- **DATA FOR THE TASK**
————————

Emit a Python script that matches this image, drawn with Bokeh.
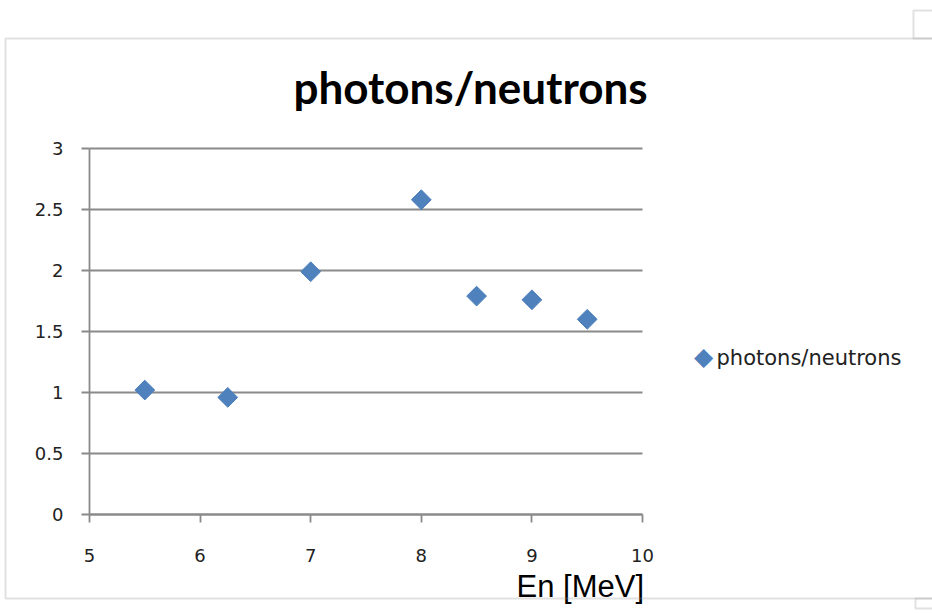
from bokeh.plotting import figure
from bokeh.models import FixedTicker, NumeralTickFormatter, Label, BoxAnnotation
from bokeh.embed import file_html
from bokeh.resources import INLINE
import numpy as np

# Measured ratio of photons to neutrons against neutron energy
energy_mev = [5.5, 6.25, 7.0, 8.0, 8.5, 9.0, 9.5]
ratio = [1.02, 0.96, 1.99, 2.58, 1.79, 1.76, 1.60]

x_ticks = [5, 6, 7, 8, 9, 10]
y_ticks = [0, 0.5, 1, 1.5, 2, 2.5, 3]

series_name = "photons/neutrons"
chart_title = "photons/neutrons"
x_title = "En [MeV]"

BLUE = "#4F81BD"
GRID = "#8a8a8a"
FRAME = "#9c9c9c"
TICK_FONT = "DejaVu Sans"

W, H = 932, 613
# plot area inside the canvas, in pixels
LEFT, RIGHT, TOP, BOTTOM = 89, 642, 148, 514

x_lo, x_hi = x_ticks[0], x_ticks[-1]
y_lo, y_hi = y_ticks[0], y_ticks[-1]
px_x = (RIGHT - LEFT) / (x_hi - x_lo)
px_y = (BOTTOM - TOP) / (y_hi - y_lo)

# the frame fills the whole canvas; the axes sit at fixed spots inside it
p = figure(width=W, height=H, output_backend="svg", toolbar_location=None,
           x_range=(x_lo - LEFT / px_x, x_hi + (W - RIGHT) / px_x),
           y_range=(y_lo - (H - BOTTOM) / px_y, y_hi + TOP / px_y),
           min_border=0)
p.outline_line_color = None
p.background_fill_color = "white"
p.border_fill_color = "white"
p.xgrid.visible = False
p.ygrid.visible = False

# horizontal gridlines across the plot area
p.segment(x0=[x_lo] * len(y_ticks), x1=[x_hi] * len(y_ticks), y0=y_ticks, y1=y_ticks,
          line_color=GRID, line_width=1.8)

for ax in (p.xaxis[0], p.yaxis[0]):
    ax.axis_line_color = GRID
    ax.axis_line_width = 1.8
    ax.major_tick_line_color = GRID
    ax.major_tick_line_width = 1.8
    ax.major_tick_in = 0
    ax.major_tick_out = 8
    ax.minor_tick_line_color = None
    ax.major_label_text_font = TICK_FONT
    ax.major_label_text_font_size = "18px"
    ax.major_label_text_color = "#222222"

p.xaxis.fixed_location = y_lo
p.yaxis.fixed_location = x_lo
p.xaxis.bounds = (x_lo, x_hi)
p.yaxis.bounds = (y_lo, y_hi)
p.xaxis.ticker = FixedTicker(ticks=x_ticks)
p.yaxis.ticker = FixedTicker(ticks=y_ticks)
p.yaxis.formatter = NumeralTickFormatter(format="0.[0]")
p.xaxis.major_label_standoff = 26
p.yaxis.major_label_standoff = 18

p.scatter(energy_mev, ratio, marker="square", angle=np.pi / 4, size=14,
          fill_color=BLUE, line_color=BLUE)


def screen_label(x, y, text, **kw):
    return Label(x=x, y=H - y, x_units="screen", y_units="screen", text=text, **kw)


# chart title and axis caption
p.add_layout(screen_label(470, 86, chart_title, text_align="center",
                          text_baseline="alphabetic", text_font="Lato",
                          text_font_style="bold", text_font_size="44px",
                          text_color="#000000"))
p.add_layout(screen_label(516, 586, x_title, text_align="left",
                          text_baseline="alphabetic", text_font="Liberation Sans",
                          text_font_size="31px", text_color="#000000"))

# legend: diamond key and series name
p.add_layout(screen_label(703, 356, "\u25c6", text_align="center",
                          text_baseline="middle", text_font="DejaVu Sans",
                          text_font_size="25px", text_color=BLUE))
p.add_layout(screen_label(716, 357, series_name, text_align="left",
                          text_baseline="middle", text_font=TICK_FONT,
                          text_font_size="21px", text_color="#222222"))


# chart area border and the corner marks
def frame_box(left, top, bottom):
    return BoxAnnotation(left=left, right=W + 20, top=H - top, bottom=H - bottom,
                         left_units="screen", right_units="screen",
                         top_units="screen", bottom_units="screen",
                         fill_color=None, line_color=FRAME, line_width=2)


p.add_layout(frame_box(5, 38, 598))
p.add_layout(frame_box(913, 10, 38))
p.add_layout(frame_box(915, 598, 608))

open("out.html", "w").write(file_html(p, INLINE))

————————

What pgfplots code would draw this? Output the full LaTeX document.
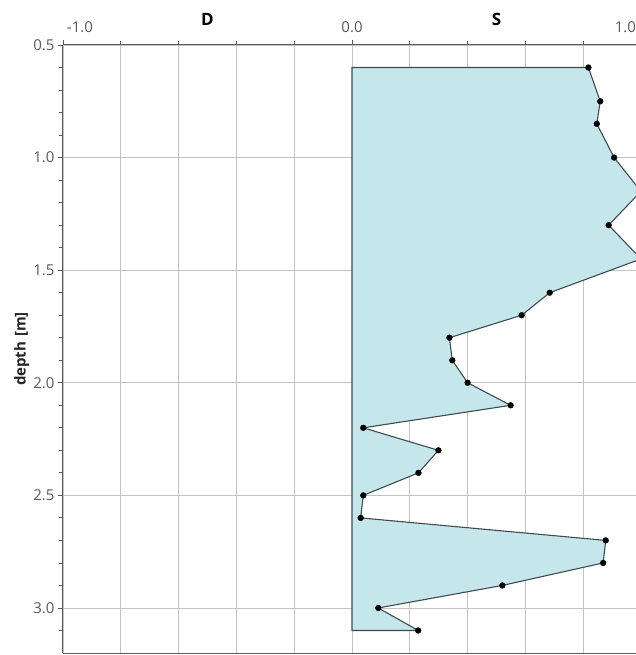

————————

- **TASK DETAILS**
Give again the lines from "Emit a Python" to "y_ticks = [0, 0.5, 1, 1.5, 2, 2.5, 3]" exactly, both of those lines included, and do not include any pictures.

- **TASK OUTPUT**
Emit a Python script that matches this image, drawn with Bokeh.
from bokeh.plotting import figure
from bokeh.models import FixedTicker, NumeralTickFormatter, Label, BoxAnnotation
from bokeh.embed import file_html
from bokeh.resources import INLINE
import numpy as np

# Measured ratio of photons to neutrons against neutron energy
energy_mev = [5.5, 6.25, 7.0, 8.0, 8.5, 9.0, 9.5]
ratio = [1.02, 0.96, 1.99, 2.58, 1.79, 1.76, 1.60]

x_ticks = [5, 6, 7, 8, 9, 10]
y_ticks = [0, 0.5, 1, 1.5, 2, 2.5, 3]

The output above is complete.